2. Confirm E-Verify employer. Obtain the employer’s E-Verify Company ID before the DSO recommends STEM OPT — without it the I-765 is rejected. Verify the employer’s enrollment on the E-Verify employer search or directly through the employer’s HR/legal team. Staffing-agency arrangements where the worksite client is not the legal employer of record are a recurring failure mode under the 2016 rule’s “bona fide employer-employee relationship” requirement.
3. Complete Form I-983 Training Plan. Student and employer jointly draft the Form I-983, covering job duties, learning goals, oversight structure, performance-evaluation cadence, and a written explanation of how the position relates to the STEM degree. Both sign. The DSO reviews the I-983 before recommending STEM OPT in SEVIS — a deficient I-983 stops the recommendation.
4. DSO STEM OPT recommendation and updated I-20. The DSO enters the STEM OPT recommendation in SEVIS and prints an I-20 endorsed for STEM OPT on page 2. The student then has 60 days from the SEVIS recommendation to file Form I-765 with USCIS.
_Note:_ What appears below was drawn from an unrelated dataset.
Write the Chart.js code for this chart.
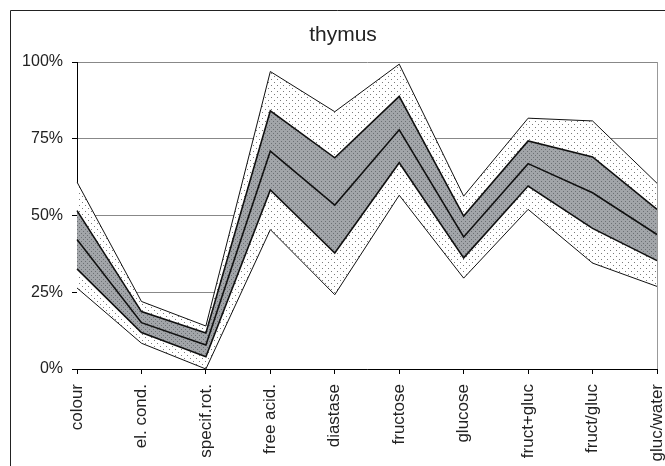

5. File Form I-765 with category (c)(3)(C). File during the 90-day window before the current OPT EAD expires. Confirm the current filing fee on the USCIS Form I-765 page; the 2024 USCIS final fee rule (89 FR 6194) reset category-specific pricing. Premium processing is available for the (c)(3)(C) category — see USCIS’ premium processing expansion announcement.
6. Automatic 180-day extension on timely filing. A student who files the STEM OPT I-765 before the current OPT EAD expires receives an automatic 180-day work-authorization extension while USCIS adjudicates, under 8 CFR 274a.12(b)(6)(iv). The student must continue working for the same E-Verify employer during the 180-day extension; switching employers during this window risks loss of work authorization.
7. Two mandatory reports per 24-month period. The student submits a self-evaluation at the 12-month mark and a final evaluation at the 24-month mark, each signed by the employer, through the DSO or the SEVP Portal. Material changes — new employer, new supervisor, new job duties, change in compensation — require an updated I-983 and reporting through the DSO within 10 days. Failure to report on time terminates the SEVIS record.
8. Cap-gap. If the student is selected in the H-1B lottery for an October 1 start, F-1 status and (if applicable) the OPT or STEM OPT EAD auto-extend through September 30, under 8 CFR 214.2(f)(5)(vi). Cap-gap is automatic — no separate filing — but only if the H-1B petition is filed timely and the F-1 is still in valid status when the petition is filed. USCIS’ cap-gap guidance summarises the mechanics.
Disclaimer
This article is informational only and is published by a software company, not a law firm. Nothing here is legal advice. STEM OPT eligibility, I-983 obligations, reporting timelines, and the cap-gap mechanics depend on facts specific to the student and the employer, and DHS posture on STEM Designated Degree Program List updates evolves. Consult a licensed immigration attorney before acting on anything in this article, and verify against the primary source — the 2016 STEM OPT final rule (81 FR 13040) and 8 CFR 214.2(f)(10)(ii)(C) — before relying on any specific procedural detail.